# YOUR GOAL
Print word for word the first line of the listing below and every line after it, through the line with "axis_crossing = 0". Leave out the pictures and the rest.

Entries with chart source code
——
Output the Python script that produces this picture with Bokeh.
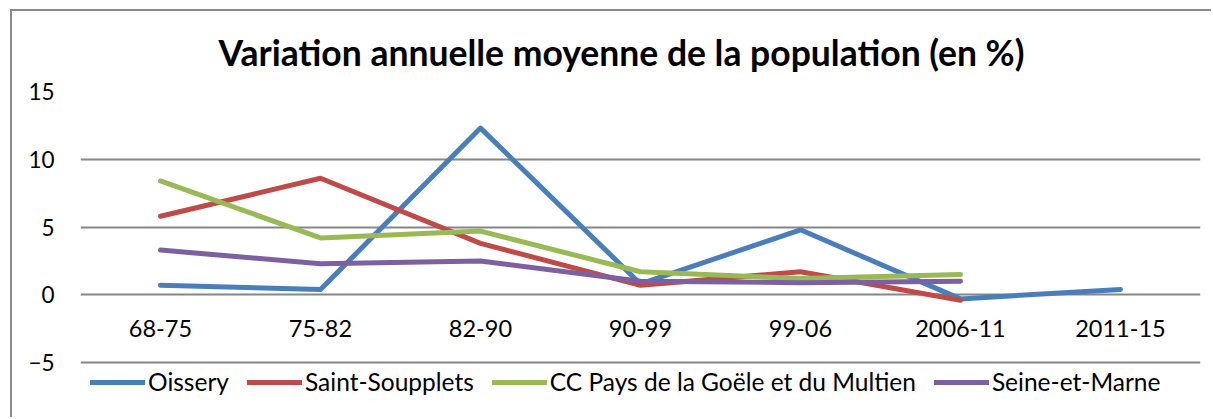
from bokeh.plotting import figure
from bokeh.models import ColumnDataSource, Legend, LegendItem, FixedTicker, LabelSet
from bokeh.core.properties import value
from bokeh.embed import file_html
from bokeh.resources import INLINE

categories = ["68-75", "75-82", "82-90", "90-99", "99-06", "2006-11", "2011-15"]
oissery = [0.7, 0.4, 12.3, 0.8, 4.8, -0.3, 0.4]
saint_soupplets = [5.8, 8.6, 3.8, 0.7, 1.7, -0.4, None]
cc_goele = [8.4, 4.2, 4.7, 1.7, 1.2, 1.5, None]
seine_et_marne = [3.3, 2.3, 2.5, 1.0, 0.9, 1.0, None]
y_ticks = [-5, 0, 5, 10, 15]
axis_crossing = 0

series = [
    ("Oissery", oissery, "#4a7ebb"),
    ("Saint-Soupplets", saint_soupplets, "#be4b48"),
    ("CC Pays de la Goële et du Multien", cc_goele, "#98b954"),
    ("Seine-et-Marne", seine_et_marne, "#7d60a0"),
]

FONT = "Lato"

p = figure(x_range=categories, y_range=(-7.5, 15), width=1201, height=408,
           output_backend="svg", toolbar_location=None,
           min_border_left=68, min_border_right=13, min_border_top=78,
           min_border_bottom=23)
p.styles = {"margin-left": "10px", "margin-top": "9px",
            "border-left": "2px solid #898989", "border-top": "2px solid #898989"}
p.outline_line_color = None
p.background_fill_color = "white"
p.border_fill_color = "white"

p.title.text = "Variation annuelle moyenne de la population (en %)"
p.title.text_font = FONT
p.title.text_font_size = "35.5px"
p.title.text_font_style = "bold"
p.title.align = "left"
p.title.offset = 138
p.title.standoff = 35
p.title.text_color = "black"

p.xgrid.grid_line_color = None
p.ygrid.grid_line_color = "#868686"
p.ygrid.grid_line_width = 2
p.yaxis.ticker = FixedTicker(ticks=y_ticks)
p.yaxis.axis_line_color = None
p.yaxis.major_tick_line_color = None
p.yaxis.minor_tick_line_color = None
p.yaxis.major_label_text_font = FONT
p.yaxis.major_label_text_font_size = "22.5px"
p.yaxis.major_label_text_color = "black"
p.yaxis.major_label_standoff = 20

p.xaxis.visible = False

label_src = ColumnDataSource(dict(x=categories, y=[axis_crossing] * len(categories),
                                  t=categories))
p.add_layout(LabelSet(x="x", y="y", text="t", source=label_src, y_offset=-25,
                      text_align="center", text_baseline="top",
                      text_font=value(FONT), text_font_size=value("23.5px"),
                      text_color="black"))

items = []
for name, vals, color in series:
    xs = [c for c, v in zip(categories, vals) if v is not None]
    ys = [v for v in vals if v is not None]
    src = ColumnDataSource(dict(x=xs, y=ys))
    r = p.line("x", "y", source=src, line_color=color, line_width=5,
               line_cap="round", line_join="round")
    items.append(LegendItem(label=name, renderers=[r]))

legend = Legend(items=items, orientation="horizontal", location=(10, 0),
                glyph_width=55, glyph_height=20, label_standoff=3, spacing=18,
                label_text_font=FONT, label_text_font_size="24.5px",
                label_text_color="black", border_line_color=None,
                background_fill_alpha=0, padding=0, margin=0)
p.add_layout(legend, "center")

open("out.html", "w").write(file_html(p, INLINE))
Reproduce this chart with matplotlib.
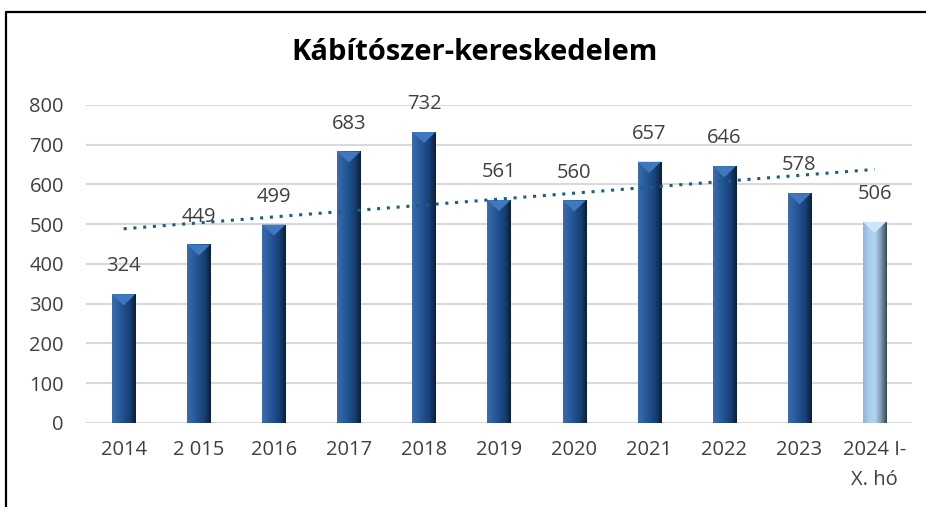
import numpy as np
import matplotlib
matplotlib.use("Agg")
import matplotlib.pyplot as plt
from matplotlib.patches import Polygon
from matplotlib.colors import LinearSegmentedColormap

plt.rcParams['font.family'] = ['Open Sans', 'DejaVu Sans']

categories = ['2014', '2 015', '2016', '2017', '2018', '2019', '2020',
              '2021', '2022', '2023', '2024 I-\nX. hó']
values = [324, 449, 499, 683, 732, 561, 560, 657, 646, 578, 506]

dark_cols = ['#3a6cae', '#2c5f9f', '#1f4f8c', '#173f72', '#0c1e38']
light_cols = ['#8fb6dc', '#a9cdee', '#b3d4f0', '#7f9bb5', '#3a4856']

fig = plt.figure(figsize=(9.26, 5.07), dpi=100)
ax = fig.add_axes([0.093, 0.1657, 0.892, 0.6273])

x = np.arange(len(values))
width = 0.31
bars = ax.bar(x, values, width=width, color='#1f4f8c', zorder=2)

grad = np.linspace(0, 1, 64).reshape(1, -1)
bevel = 28
for i, b in enumerate(bars):
    last = i == len(bars) - 1
    cols = light_cols if last else dark_cols
    cmap = LinearSegmentedColormap.from_list('g', cols)
    x0 = b.get_x()
    x1 = x0 + b.get_width()
    h = b.get_height()
    im = ax.imshow(grad, cmap=cmap, extent=(x0, x1, 0, h), aspect='auto', zorder=3)
    im.set_clip_path(b)
    top = '#cfe6fa' if last else '#3f78bd'
    ax.add_patch(Polygon([(x0, h), (x1, h), ((x0 + x1) / 2, h - bevel)],
                         closed=True, color=top, zorder=4, lw=0))
    ax.annotate(str(values[i]), (x[i], h), xytext=(0, 20), textcoords='offset points',
                ha='center', va='center', fontsize=14.5, color='#404040', zorder=6)

# linear trendline
k, c = np.polyfit(x, values, 1)
ax.plot(x, k * x + c, linestyle=(0, (1, 2.2)), color='#1a5f80', lw=2.2, zorder=5)

ax.set_xlim(-0.5, len(values) - 0.5)
ax.set_ylim(0, 800)
ax.set_yticks(range(0, 801, 100))
ax.set_xticks(x)
ax.set_xticklabels(categories, linespacing=1.7)
ax.tick_params(axis='both', length=0, labelsize=14.5, labelcolor='#404040')
ax.tick_params(axis='y', pad=16)
ax.tick_params(axis='x', pad=12)
ax.grid(axis='y', color='#d9d9d9', lw=1.5, zorder=0)
ax.set_axisbelow(True)
for s in ax.spines.values():
    s.set_visible(False)

fig.text(0.513, 0.897, 'Kábítószer-kereskedelem', ha='center', va='center',
         fontsize=21, fontweight='bold', color='black')

# frame
fig.add_artist(plt.Line2D([0.0065, 0.0065, 1.01], [-0.01, 0.976, 0.976],
                          color='black', lw=1.6, transform=fig.transFigure))

fig.savefig('out.png', dpi=100)
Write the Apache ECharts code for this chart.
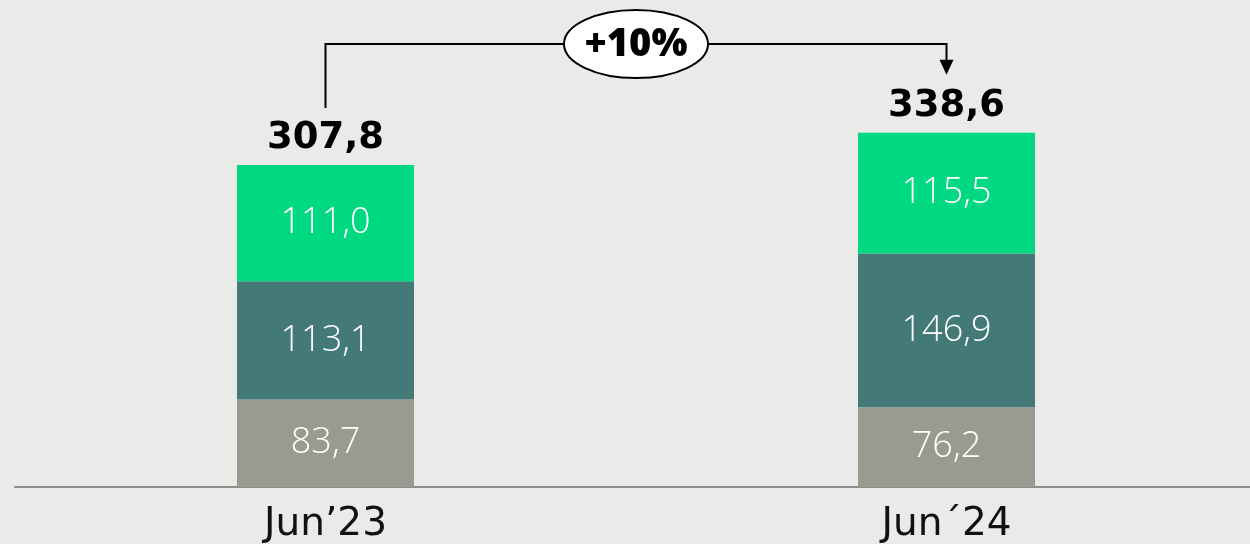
<!DOCTYPE html>
<html><head><meta charset="utf-8">
<script src="https://cdn.jsdelivr.net/npm/echarts@6/dist/echarts.min.js"></script>
<style>html,body{margin:0;padding:0;background:#eaeae8;}#c{width:1250px;height:544px;}</style>
</head><body><div id="c"></div>
<script>
const categories = ['Jun’23', 'Jun´24'];
const bottomValues = [83.7, 76.2];
const middleValues = [113.1, 146.9];
const topValues = [111.0, 115.5];
const totals = [307.8, 338.6];
const changeLabel = '+10%';

const fmt = v => v.toFixed(1).replace('.', ',');
const FONT = '"Open Sans", "Noto Sans", sans-serif';
const WIDE = '"DejaVu Sans", "Open Sans", sans-serif';
const inner = {show: true, position: 'inside', color: '#ffffff', fontFamily: FONT, fontWeight: 300, fontSize: 36,
  formatter: p => fmt(p.value)};

const chart = echarts.init(document.getElementById('c'), null, {renderer: 'canvas'});
chart.setOption({
  backgroundColor: '#eaeae8',
  animation: false,
  grid: {left: 15, width: 1242, top: 67, bottom: 57, containLabel: false, outerBoundsMode: 'none'},
  xAxis: {type: 'category', data: categories,
    axisLine: {show: true, lineStyle: {color: '#8c8c8c', width: 2}},
    axisTick: {show: false},
    axisLabel: {color: '#111', fontFamily: WIDE, fontSize: 39, fontWeight: 400, margin: 18}},
  yAxis: {type: 'value', min: 0, max: 401.5, show: false, splitLine: {show: false}},
  series: [
    {type: 'bar', stack: 's', data: bottomValues, barWidth: 177, itemStyle: {color: '#989b8f'}, label: inner},
    {type: 'bar', stack: 's', data: middleValues, barWidth: 177, itemStyle: {color: '#437a77'}, label: inner},
    {type: 'bar', stack: 's', data: topValues, barWidth: 177, itemStyle: {color: '#00d882'}, label: inner},
    {type: 'bar', stack: 's', data: [0, 0], barWidth: 177, itemStyle: {color: 'transparent'},
      label: {show: true, position: 'top', distance: 8, color: '#000', fontFamily: WIDE, fontWeight: 'bold', fontSize: 37,
        formatter: p => fmt(totals[p.dataIndex])}}
  ]
});

// Annotation bracket, positioned from the chart's own scales
const p1 = chart.convertToPixel({seriesIndex: 0}, [0, totals[0]]);
const p2 = chart.convertToPixel({seriesIndex: 0}, [1, totals[1]]);
const x1 = p1[0], x2 = p2[0];
const yTopLine = 44;
const yLeftEnd = p1[1] - 57;
const yArrowTip = p2[1] - 58;
const cx = (x1 + x2) / 2;
chart.setOption({
  graphic: [
    {type: 'polyline', shape: {points: [[x1, yLeftEnd], [x1, yTopLine], [x2, yTopLine], [x2, yArrowTip - 14]]},
      style: {stroke: '#000', lineWidth: 2, fill: null}, z: 10},
    {type: 'polygon', shape: {points: [[x2 - 7, yArrowTip - 15], [x2 + 7, yArrowTip - 15], [x2, yArrowTip]]},
      style: {fill: '#000'}, z: 10},
    {type: 'ellipse', shape: {cx: cx, cy: yTopLine, rx: 72, ry: 34},
      style: {fill: '#fff', stroke: '#000', lineWidth: 2}, z: 11},
    {type: 'text', x: cx, y: yTopLine + 1, style: {text: changeLabel, fill: '#000', fontFamily: FONT, fontWeight: 800, fontSize: 38,
      align: 'center', verticalAlign: 'middle'}, z: 12}
  ]
});
</script></body></html>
——
# IN RESPONSE
Output the Python script that produces this picture with Bokeh.
from bokeh.plotting import figure
from bokeh.models import ColumnDataSource, Legend, LegendItem, FixedTicker, LabelSet
from bokeh.core.properties import value
from bokeh.embed import file_html
from bokeh.resources import INLINE

categories = ["68-75", "75-82", "82-90", "90-99", "99-06", "2006-11", "2011-15"]
oissery = [0.7, 0.4, 12.3, 0.8, 4.8, -0.3, 0.4]
saint_soupplets = [5.8, 8.6, 3.8, 0.7, 1.7, -0.4, None]
cc_goele = [8.4, 4.2, 4.7, 1.7, 1.2, 1.5, None]
seine_et_marne = [3.3, 2.3, 2.5, 1.0, 0.9, 1.0, None]
y_ticks = [-5, 0, 5, 10, 15]
axis_crossing = 0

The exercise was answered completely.